Washington County’s top prosecutor has taken a long-simmering feud with the county coroner straight to Pennsylvania’s highest court, asking justices to referee who controls key death investigation files.
On Friday, District Attorney Jason Walsh joined Peters Township and Washington County in filing a 454‑page King’s Bench petition that accuses Coroner Timothy Warco of refusing to hand over autopsy reports and other investigative materials. The filing argues that the coroner’s tight grip on records has slowed or stalled criminal probes and urges the Supreme Court to spell out what coroners must share with prosecutors and police so local investigations can move.
Walsh is pressing for autopsies and lab testing results to flow directly to his office and to township police in active cases. Petitioners highlight a 2025 death in Peters Township as an example of what they say happens when the coroner’s files are walled off from detectives. Warco’s office has pushed back, calling portions of the petition inaccurate and, in the Peters Township case, saying staff “did not find a medical reason for the death, so we have no manner of death,” according to WTAE.
History of a long-running feud
The latest filing drops into an already bad blood situation between Walsh and Warco that has spilled into court before. In July 2025, the Atlantic Center for Capital Representation added sworn statements from Warco and his deputy to a pending matter, accusing the district attorney of pressuring the coroner’s office to change a death certificate in an infant case. The supplemental filing was released by the Atlantic Center, and the Herald-Standard later reported details from Warco’s affidavit. Walsh has denied coercion and maintains he has acted within the bounds of his prosecutorial duties.
Records fight and search warrants
Questions over who pays for and who sees autopsy records have also boiled over at the municipal level. Peters Township officials pressed the coroner’s office for access, then sued in December 2025 after Warco sought roughly $700 for autopsy and toxicology reports, according to the Observer-Reporter.

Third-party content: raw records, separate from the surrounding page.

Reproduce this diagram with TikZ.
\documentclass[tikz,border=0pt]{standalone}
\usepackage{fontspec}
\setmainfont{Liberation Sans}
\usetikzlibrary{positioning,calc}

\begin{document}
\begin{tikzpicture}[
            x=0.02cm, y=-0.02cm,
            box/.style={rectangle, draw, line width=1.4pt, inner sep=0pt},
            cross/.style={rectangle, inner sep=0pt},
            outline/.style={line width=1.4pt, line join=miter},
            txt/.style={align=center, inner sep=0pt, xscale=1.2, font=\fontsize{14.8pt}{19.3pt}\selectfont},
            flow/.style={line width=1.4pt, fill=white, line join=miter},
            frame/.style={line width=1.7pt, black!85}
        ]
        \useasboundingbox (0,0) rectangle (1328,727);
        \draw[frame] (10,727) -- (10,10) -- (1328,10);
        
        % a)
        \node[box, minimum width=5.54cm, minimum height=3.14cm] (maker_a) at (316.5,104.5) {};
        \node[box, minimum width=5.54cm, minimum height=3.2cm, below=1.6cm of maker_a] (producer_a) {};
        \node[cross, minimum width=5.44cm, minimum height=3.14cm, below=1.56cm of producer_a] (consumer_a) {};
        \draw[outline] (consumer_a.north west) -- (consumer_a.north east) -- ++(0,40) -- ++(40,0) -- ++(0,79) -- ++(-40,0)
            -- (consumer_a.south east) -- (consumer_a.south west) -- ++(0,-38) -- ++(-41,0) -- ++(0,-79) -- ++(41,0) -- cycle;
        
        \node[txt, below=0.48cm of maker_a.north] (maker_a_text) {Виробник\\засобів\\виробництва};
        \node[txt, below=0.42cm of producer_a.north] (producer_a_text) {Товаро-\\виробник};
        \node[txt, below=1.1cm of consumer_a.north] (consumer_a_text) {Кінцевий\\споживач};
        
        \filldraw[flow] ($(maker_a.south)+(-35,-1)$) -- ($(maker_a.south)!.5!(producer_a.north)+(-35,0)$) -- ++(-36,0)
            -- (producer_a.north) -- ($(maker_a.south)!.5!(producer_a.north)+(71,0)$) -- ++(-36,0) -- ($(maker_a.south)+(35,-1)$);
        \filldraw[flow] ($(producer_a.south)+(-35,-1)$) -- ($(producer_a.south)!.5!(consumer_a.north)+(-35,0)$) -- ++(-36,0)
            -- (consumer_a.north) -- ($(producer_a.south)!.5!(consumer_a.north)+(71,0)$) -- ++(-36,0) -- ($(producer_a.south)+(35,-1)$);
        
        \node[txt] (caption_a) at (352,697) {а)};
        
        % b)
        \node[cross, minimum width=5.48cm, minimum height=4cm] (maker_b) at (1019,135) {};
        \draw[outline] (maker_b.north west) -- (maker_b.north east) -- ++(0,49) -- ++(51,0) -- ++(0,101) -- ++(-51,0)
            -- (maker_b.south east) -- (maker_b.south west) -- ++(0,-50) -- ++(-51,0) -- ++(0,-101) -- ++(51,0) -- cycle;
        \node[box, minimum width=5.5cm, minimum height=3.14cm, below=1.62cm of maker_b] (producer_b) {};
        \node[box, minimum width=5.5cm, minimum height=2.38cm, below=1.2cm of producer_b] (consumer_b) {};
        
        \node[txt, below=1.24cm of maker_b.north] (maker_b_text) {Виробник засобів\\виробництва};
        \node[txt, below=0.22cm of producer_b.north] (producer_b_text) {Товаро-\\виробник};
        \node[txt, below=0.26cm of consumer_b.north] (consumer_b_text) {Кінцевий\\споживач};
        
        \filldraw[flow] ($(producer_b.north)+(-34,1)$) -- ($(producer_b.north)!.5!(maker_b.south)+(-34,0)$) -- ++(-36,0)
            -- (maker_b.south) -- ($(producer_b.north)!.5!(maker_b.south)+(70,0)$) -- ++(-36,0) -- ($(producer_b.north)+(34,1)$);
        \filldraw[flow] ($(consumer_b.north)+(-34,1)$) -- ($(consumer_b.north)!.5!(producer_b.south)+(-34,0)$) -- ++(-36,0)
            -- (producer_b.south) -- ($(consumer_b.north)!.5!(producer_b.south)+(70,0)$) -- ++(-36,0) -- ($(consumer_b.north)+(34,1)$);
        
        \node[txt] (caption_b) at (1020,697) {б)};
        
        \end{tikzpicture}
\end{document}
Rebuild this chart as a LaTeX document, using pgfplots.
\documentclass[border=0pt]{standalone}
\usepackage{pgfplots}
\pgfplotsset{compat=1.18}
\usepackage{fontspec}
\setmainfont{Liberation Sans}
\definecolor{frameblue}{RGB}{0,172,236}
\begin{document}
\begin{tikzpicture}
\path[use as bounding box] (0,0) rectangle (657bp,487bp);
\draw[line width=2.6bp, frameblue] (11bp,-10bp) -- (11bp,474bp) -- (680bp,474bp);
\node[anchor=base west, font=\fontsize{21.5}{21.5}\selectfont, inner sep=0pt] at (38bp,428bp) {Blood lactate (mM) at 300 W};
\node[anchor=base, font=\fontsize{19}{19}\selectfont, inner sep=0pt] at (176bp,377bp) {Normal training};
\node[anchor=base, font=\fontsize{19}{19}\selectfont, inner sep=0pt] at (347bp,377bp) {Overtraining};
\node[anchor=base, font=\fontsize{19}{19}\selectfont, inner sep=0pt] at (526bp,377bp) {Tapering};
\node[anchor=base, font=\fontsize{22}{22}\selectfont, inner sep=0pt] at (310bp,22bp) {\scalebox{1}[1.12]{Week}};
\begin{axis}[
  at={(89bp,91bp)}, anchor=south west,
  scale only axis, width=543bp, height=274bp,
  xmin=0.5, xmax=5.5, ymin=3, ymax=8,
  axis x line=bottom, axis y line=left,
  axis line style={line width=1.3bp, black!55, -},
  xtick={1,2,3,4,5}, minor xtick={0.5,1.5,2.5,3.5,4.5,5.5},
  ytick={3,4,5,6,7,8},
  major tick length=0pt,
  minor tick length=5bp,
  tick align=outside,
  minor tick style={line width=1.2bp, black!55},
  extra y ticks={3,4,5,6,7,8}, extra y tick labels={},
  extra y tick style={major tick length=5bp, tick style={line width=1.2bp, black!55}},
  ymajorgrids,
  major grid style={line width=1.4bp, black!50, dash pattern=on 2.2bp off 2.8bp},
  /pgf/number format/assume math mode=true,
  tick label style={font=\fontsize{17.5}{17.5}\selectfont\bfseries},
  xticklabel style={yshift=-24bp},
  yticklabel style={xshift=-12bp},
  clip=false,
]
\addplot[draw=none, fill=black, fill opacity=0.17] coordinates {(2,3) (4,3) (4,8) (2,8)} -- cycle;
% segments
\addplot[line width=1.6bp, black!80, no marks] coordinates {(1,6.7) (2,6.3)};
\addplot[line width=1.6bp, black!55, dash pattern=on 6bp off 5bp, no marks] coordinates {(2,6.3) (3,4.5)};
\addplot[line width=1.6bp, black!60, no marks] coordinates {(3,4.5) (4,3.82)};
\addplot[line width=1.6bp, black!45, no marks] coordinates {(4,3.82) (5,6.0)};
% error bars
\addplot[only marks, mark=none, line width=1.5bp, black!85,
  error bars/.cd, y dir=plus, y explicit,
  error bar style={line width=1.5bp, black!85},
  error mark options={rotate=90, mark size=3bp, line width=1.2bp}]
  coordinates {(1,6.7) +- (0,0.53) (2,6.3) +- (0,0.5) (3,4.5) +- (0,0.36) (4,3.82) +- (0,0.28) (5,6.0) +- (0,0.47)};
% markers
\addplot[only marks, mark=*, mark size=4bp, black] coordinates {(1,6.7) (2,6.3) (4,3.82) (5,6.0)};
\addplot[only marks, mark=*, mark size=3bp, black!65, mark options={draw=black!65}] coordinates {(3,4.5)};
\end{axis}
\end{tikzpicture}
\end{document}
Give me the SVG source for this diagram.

The dispute escalated again last November when detectives, Pennsylvania State Police, and local officers executed search warrants at the coroner’s office, seeking autopsy reports tied to multiple deaths, WPXI reported.
Legal stakes
The King’s Bench petition urges the state Supreme Court to use its “extraordinary jurisdiction” to decide whether a county coroner can withhold records from law enforcement and to weigh oversight measures sought by the petitioners and allied advocacy groups. The Atlantic Center has previously laid out possible remedies.
Critics of the status quo point to Washington County’s high rate of capital filings as a reason for closer scrutiny, while Walsh’s attorneys argue that the kind of intervention they are requesting would be unprecedented, citing national reporting on the case. The petition remains under review by the Pennsylvania Supreme Court, and no hearing date has been set, which could leave local prosecutions that hinge on the disputed records in limbo for weeks or even months, according to AP.